Gross tax receipts grow 12% despite I-T relief on strong GST

Concerns about a possible lagging effect on the Centre’s tax collections due to the liberal income tax reliefs announced in the Budget FY26 have allayed, with the gross tax revenue (GTR) in April-May showing a decent 12% growth. While direct taxes grew just 5%, indirect taxes, driven by robust Goods and Services Tax collections, rose by 22% during the period, according to data put out by the Controller General of Accounts.

GTR is budgeted to grow by 12.5% to Rs 42.7 lakh crore in FY26.

The Centre reported a fiscal surplus in May, as budgetary spending is yet to pick up pace.
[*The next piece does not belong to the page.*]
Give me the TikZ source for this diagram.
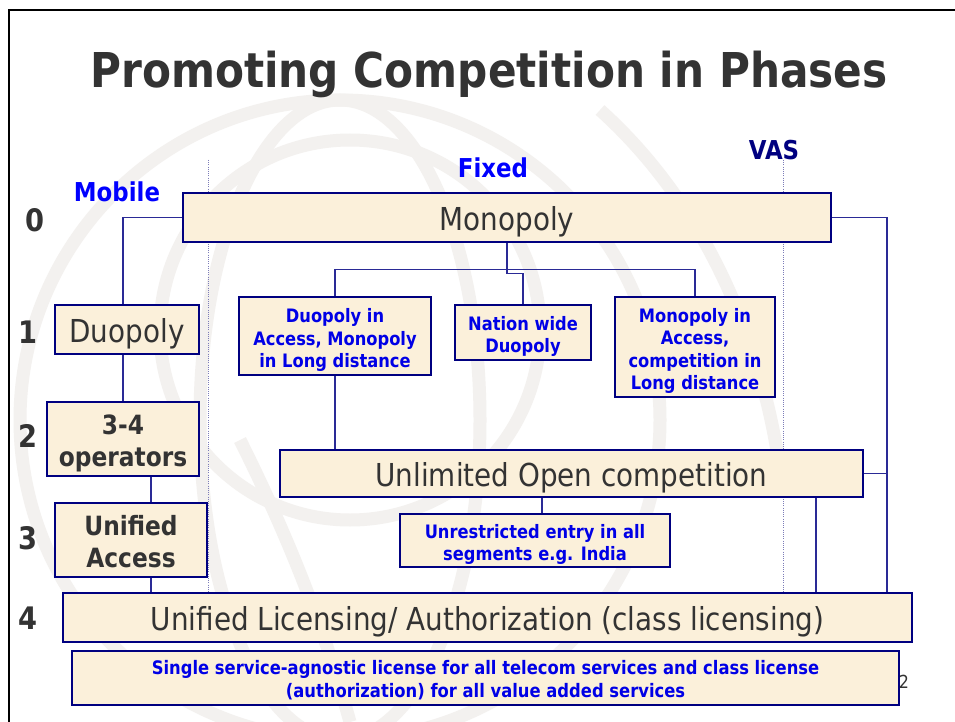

The April-May period reported a fiscal deficit of a modest 0.8% of the annual target, the lowest since monthly fiscal numbers became available since 1997.

The government’s fiscal deficit stood at Rs 13,163 crore in April-May of 2025-26 compared with Rs 50,615 crore in the year-ago period or 3.1% of the target for 2024-25, according to the data.

In May 2025, the Centre’s spending was just Rs 2.8 lakh crore while revenues were at Rs 4.5 lakh crore, reflecting the higher-than-budgeted dividend from the Reserve Bank of India.

During the first two months of FY26, the Centre’s net tax revenues after devolution to the state governments, grew by 10% to Rs 3.5 lakh crore, while non-tax revenues surged by 41.8% on-year to Rs 3.6 lakh crore, thanks to the robust dividends from the Reserve Bank of India.

The net tax revenue is targetted to grow 13.5% in FY26.

During the first two months of the current fiscal, revenue expenditure increased by 9.4% to Rs 5.2 lakh crore while capital expenditure surged by 54% on year to Rs 2.2 lakh crore due to election-induced low base last year.

“Although the GoI’s capital expenditure surged by 54% in April-May 2025, this was on a low base, and the extent of the growth was somewhat lower at 32% as compared to the levels seen in April-May 2023. Nevertheless, the capex amounted to a healthy ~20% of the FY2026 BE, and the same can now contract by 1% in the remaining 10 months of FY26 and still meet the target,” ICRA chief economist said.

Given the buffers on the receipts side, ICRA believes that the government could push up capex by Rs 0.8 lakh crore in FY26 relative to the budget estimate, boosting the headline figure to nearly Rs 12 lakh crore as against the budget target of Rs 11.2 lakh crore, she said.

Both domestic and global economic landscape has changed since the beginning of FY26. “Economy is facing both tailwinds as well headwinds. It is too early to draw conclusion on achievability of FY26 fiscal deficit targets,” India Ratings chief economist said. The government is targeting to bring down the fiscal deficit to 4.4% of GDP in FY26 from 4.8% in FY25.

While, the slower tax collection growth is a concern, both non-tax collection and non-debt creating capital receipts have remained buoyant and may compensate for slippage in FY26 tax collection, Pant added.